At their event in San Francisco this past Wednesday, Google made a number of announcements. Of particular interest to those who travel often was the new Pixel Buds. Starting at $159, the Pixel Buds are a pair of wireless earbuds. While clearly Google’s answer to Apple’s Air Pods, Google’s version brings so much more to the table. When paired with an Android the ear buds offer audio control via a touch sensitive outer shell. They also provide direct access to Google’s Assistant (think Siri if you have an iPhone). However, the real gem comes with the pairing of the Pixel Buds with Google Translate.
The Magic of the Pixel Buds
Automatic translation is a mixed bag, but it has made travel significantly easier. Whereas before you would have to look up each word in a dictionary, now you just need an internet connection and there are dozens of services that will allow you to quickly translate between hundreds of languages. The Pixel Buds take this one step further with near real-time audio translation. When paired with the new Pixel 2 cellphone, the Pixel Buds can listen for a foreign language. When they detect another language the Pixel Buds will wait for the sentence to be finished and then translate it directly in your ears. The audio feature currently works with 40 languages.
Aside from giving you a translation of what other’s are saying, the ear buds can also translate what you say. All you have to do is ask Google to help you speak a supported language and then talk. Each sentence will be translated and played through the phone handset. By combining these two features you can have a near fluent conversation in any of the supported 40 languages. Google Translate itself supports over 100 languages, so it is possible that in time the Pixel Buds will support even more languages.
Google Translate Without the Pixel Buds
If you don’t want to shell out the $159 for a pair of earphones and another $649 for the Pixel 2 phone, you are not out of luck. With any smartphone you can download the Google Translate app which is extremely powerful. The app supports over 100 languages and allows you to translate by typing, speaking, or photographing text. It also has the ability to download specific language packs for offline use so you don’t have to worry about roaming to translate when you are travelling internationally. Some languages will also allow you to draw the letters on your screen so you don’t need to download an international keyboard.

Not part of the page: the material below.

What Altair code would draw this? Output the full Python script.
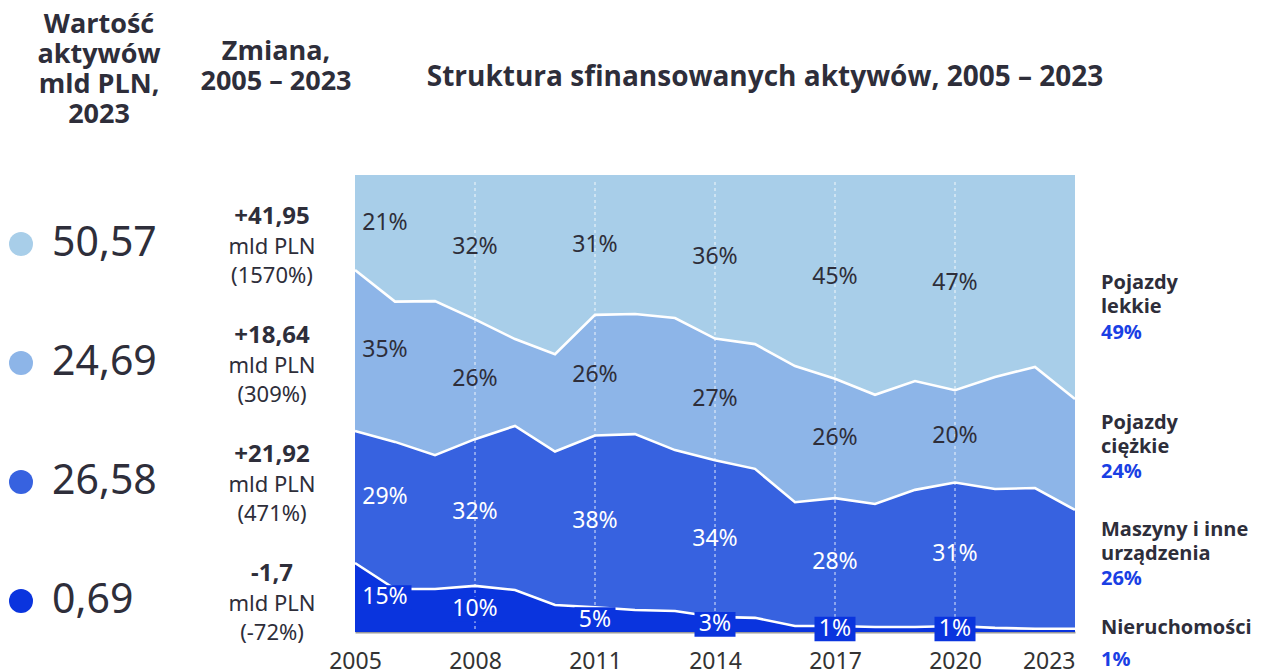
import altair as alt
import pandas as pd

# ---------------- data ----------------
years = list(range(2005, 2024))
series = ["Nieruchomości", "Maszyny i inne urządzenia", "Pojazdy ciężkie", "Pojazdy lekkie"]

nieruchomosci = [15.1, 9.4, 9.4, 10.1, 9.2, 5.9, 5.4, 4.8, 4.6, 3.3, 3.1, 1.3, 1.3, 1.1, 1.1, 1.3, 0.9, 0.7, 0.7]
maszyny = [28.9, 32.2, 29.3, 32.1, 35.9, 33.6, 37.6, 38.5, 35.2, 34.3, 32.6, 27.1, 28.0, 26.9, 30.0, 31.4, 30.4, 30.8, 26.0]
ciezkie = [35.2, 30.7, 33.7, 26.2, 19.0, 21.3, 26.4, 26.3, 28.9, 26.6, 27.3, 29.8, 26.1, 23.9, 23.8, 20.2, 24.5, 26.5, 24.3]
lekkie = [20.8, 27.7, 27.6, 31.6, 35.9, 39.2, 30.6, 30.4, 31.3, 35.8, 37.0, 41.8, 44.6, 48.1, 45.1, 47.1, 44.2, 42.0, 49.0]

label_years = [2005, 2008, 2011, 2014, 2017, 2020]
tick_years = [2005, 2008, 2011, 2014, 2017, 2020, 2023]
grid_years = [2008, 2011, 2014, 2017, 2020]

# left columns (top -> bottom: lekkie, ciężkie, maszyny, nieruchomości)
left_series = ["Pojazdy lekkie", "Pojazdy ciężkie", "Maszyny i inne urządzenia", "Nieruchomości"]
value_2023 = [50.57, 24.69, 26.58, 0.69]
change_abs = [41.95, 18.64, 21.92, -1.7]
change_pct = [1570, 309, 471, -72]

# right labels
right_names = [["Pojazdy", "lekkie"], ["Pojazdy", "ciężkie"], ["Maszyny i inne", "urządzenia"], ["Nieruchomości"]]
right_pct = ["49%", "24%", "26%", "1%"]

# ---------------- styles ----------------
colors = ["#0a34de", "#3762e0", "#8db5e8", "#a8cee9"]
DARK = "#2e2e3a"
BLUE_TXT = "#1a3fe4"
NUM_FONT = "Noto Sans"
HEAD_FONT = "Open Sans"

rows = []
for i, yr in enumerate(years):
    for k, arr in enumerate([nieruchomosci, maszyny, ciezkie, lekkie]):
        rows.append({"year": yr, "series": series[k], "ord": k, "share": arr[i]})
df = pd.DataFrame(rows)

color_scale = alt.Scale(domain=series, range=colors)
xscale = alt.Scale(domain=[2005, 2023], nice=False, zero=False)
yscale = alt.Scale(domain=[0, 100], nice=False, zero=False)

base = alt.Chart(df).transform_stack(
    stack="share", groupby=["year"], as_=["y0", "y1"],
    sort=[alt.SortField("ord", order="ascending")]
)

areas = base.mark_area(opacity=1).encode(
    x=alt.X("year:Q", scale=xscale,
            axis=alt.Axis(values=tick_years, format="d", title=None, grid=False, ticks=False,
                          labelFontSize=23, labelColor="#333333", labelFont=NUM_FONT,
                          domainColor="#9a9a9a", domainWidth=2, labelPadding=18,
                          labelFlush=False, labelOverlap=False,
                          labelAlign={"condition": {"test": "datum.value == 2023", "value": "right"},
                                      "value": "center"})),
    y=alt.Y("y0:Q", scale=yscale, axis=None),
    y2="y1:Q",
    color=alt.Color("series:N", scale=color_scale, legend=None),
    order=alt.Order("ord:Q"),
)

grid = alt.Chart(pd.DataFrame({"year": grid_years})).mark_rule(
    color="white", strokeDash=[3, 3], strokeWidth=1, opacity=0.85
).encode(x="year:Q", y=alt.value(7), y2=alt.value(457))

lines = base.transform_filter("datum.ord < 3").mark_line(color="white", strokeWidth=2.6).encode(
    x="year:Q",
    y=alt.Y("y1:Q", scale=yscale, axis=None),
    detail="series:N",
)

lab = base.transform_filter(
    alt.FieldOneOfPredicate(field="year", oneOf=label_years)
).transform_calculate(
    mid="(datum.y0 + datum.y1) / 2",
    xpos="datum.year == 2005 ? 2005.75 : datum.year",
    txt="round(datum.share) + '%'",
)

boxes = lab.transform_filter("datum.ord == 0").transform_calculate(
    hw="(length(datum.txt) * 12 + 17) / 2 / 40",
).transform_calculate(
    bx1="datum.xpos - datum.hw", bx2="datum.xpos + datum.hw",
    by1="datum.mid - 2.7", by2="datum.mid + 2.7",
).mark_rect(color=colors[0]).encode(
    x="bx1:Q", x2="bx2:Q",
    y=alt.Y("by1:Q", scale=yscale, axis=None), y2="by2:Q",
)

texts = lab.mark_text(font=NUM_FONT, fontSize=23, align="center", baseline="middle").encode(
    x="xpos:Q",
    y=alt.Y("mid:Q", scale=yscale, axis=None),
    text="txt:N",
    color=alt.condition("datum.ord <= 1", alt.value("white"), alt.value(DARK)),
)

main = alt.layer(areas, grid, lines, boxes, texts)

# ---------- left columns ----------
def pl(v):
    return str(v).replace(".", ",")

left_df = pd.DataFrame({
    "idx": list(range(4)),
    "series": left_series,
    "val_txt": [f"{v:.2f}".replace(".", ",") for v in value_2023],
    "chg_txt": [("+" if c > 0 else "") + pl(c) for c in change_abs],
    "rest_txt": [f"mld PLN\n({p}%)" for p in change_pct],
})
lscale = alt.Scale(domain=[0, 3], range=[69, 426], nice=False, zero=False)
lbase = alt.Chart(left_df)

circles = lbase.mark_point(filled=True, size=576, opacity=1, shape="circle").encode(
    x=alt.value(-334),
    y=alt.Y("idx:Q", scale=lscale, axis=None),
    color=alt.Color("series:N", scale=color_scale, legend=None),
)
nums = lbase.mark_text(font=NUM_FONT, fontSize=41, align="left", baseline="middle", color=DARK).encode(
    x=alt.value(-303), y=alt.Y("idx:Q", scale=lscale, axis=None), text="val_txt:N"
)
chg = lbase.mark_text(font=NUM_FONT, fontSize=24, fontWeight="bold", align="center",
                      baseline="alphabetic", color=DARK, dy=-20).encode(
    x=alt.value(-83), y=alt.Y("idx:Q", scale=lscale, axis=None), text="chg_txt:N"
)
rest = lbase.mark_text(font=NUM_FONT, fontSize=22, align="center", baseline="alphabetic",
                       color=DARK, dy=10, lineBreak="\n", lineHeight=29).encode(
    x=alt.value(-83), y=alt.Y("idx:Q", scale=lscale, axis=None), text="rest_txt:N"
)
left = alt.layer(circles, nums, chg, rest)

# ---------- headers & right labels ----------
one = alt.Data(values=[{}])

def note(text, x, y, size, weight="bold", color=DARK, align="left", font=HEAD_FONT, lh=None):
    kw = dict(text=text, fontSize=size, fontWeight=weight, color=color, align=align,
              baseline="alphabetic", font=font)
    if lh:
        kw["lineHeight"] = lh
    return alt.Chart(one).mark_text(**kw).encode(x=alt.value(x), y=alt.value(y))

notes = [
    note(["Wartość", "aktywów", "mld PLN,", "2023"], -256, -142, 27, align="center", lh=30),
    note(["Zmiana,", "2005 – 2023"], -79, -115, 27, align="center", lh=30),
    note("Struktura sfinansowanych aktywów, 2005 – 2023", 410, -89, 28, align="center"),
]
name_base = [114, 254, 361, 459]
pct_base = [164, 303, 410, 491]
for nm, pc, yb, yp in zip(right_names, right_pct, name_base, pct_base):
    notes.append(note(nm, 746, yb, 20, lh=24))
    notes.append(note(pc, 746, yp, 20, color=BLUE_TXT))

chart = alt.layer(main, left, *notes).resolve_scale(y="independent").properties(
    width=720, height=457,
    padding={"left": 347, "top": 167, "right": 178, "bottom": 40},
    autosize=alt.AutoSizeParams(type="none"),
    background="white",
).configure_view(stroke=None)

chart.save("out.html", embed_options={"renderer": "svg", "actions": False})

The most basic translation ability offered by the app is text translations. Simply select the language you are typing in and the language you want to translate to and then start typing. The application will offer auto-complete suggestions, and when you finish what you want to say it will be translated. For a language that uses a different alphabet, such as Japanese, the application will show the translation in the native alphabet, as well as how it would appear if written in your alphabet. There are also volume icons next to each language that will play a very natural sounding audio of what you typed.
The application also offers you the ability to save commonly used phrases in a phrase book. This allows you to quickly pull up phrases that you are likely to use often. For example, you might want to save the phrase for calling a taxi, or the address of your hotel. There is a link in the main menu to visit your phrasebook. Going to the phrasebook page will show you all the translations you have saved, and clicking on a translation will take you to the main text translation page. The one main downside is there is no way to filter the phrasebook by language. If you travel to several different countries this can become problematic as you try to find the relevant language for your current trip.
Similar to the Pixel Buds, the main Google Translate app also allows for audio translations. From the main text translation page there is a microphone icon. This will take you to the Speech page which allows you to talk in either of the two languages you are translating between. The application will automatically detect which language is being spoken and will translate and play audio of the translation in the other language. You can also click on the translation to be taken to the text translation page.
This feature still has several problems with proper nouns; for example when trying to translate “Take me to Shin-Yatsushiro station please”, the application tried to translate it as “Shin Sushi Roll” instead. It took three tries, but finally the application was able to properly understand and translate what I wanted it to. If there is not too long of a pause, the microphone will continue listening, allowing for an entire conversation to happen between the two languages. It is far from perfect, and sometimes can have a difficult time detecting the proper language, but it is still a wonderful tool for international travel.
My personal favorite feature of Google Translate is the photo translation tool. Clicking on the camera icon on the main page will enable your phone’s camera with a message to “Align Text”. All you need to do is align the text in your camera’s view and the translation will appear over the image on your screen. This uses a form of augmented reality, and is wonderful for reading signs, menus, and other written text. It can be a little temperamental at times, a slight angle change can cause the translation to change. Pictures with a lot of surrounding text can sometimes confuse the application as well. In this situation it can be helpful to turn off the “Instant Feature” by clicking on the eye icon. This allows you to take a picture, and then use your finger to highlight the words to translate.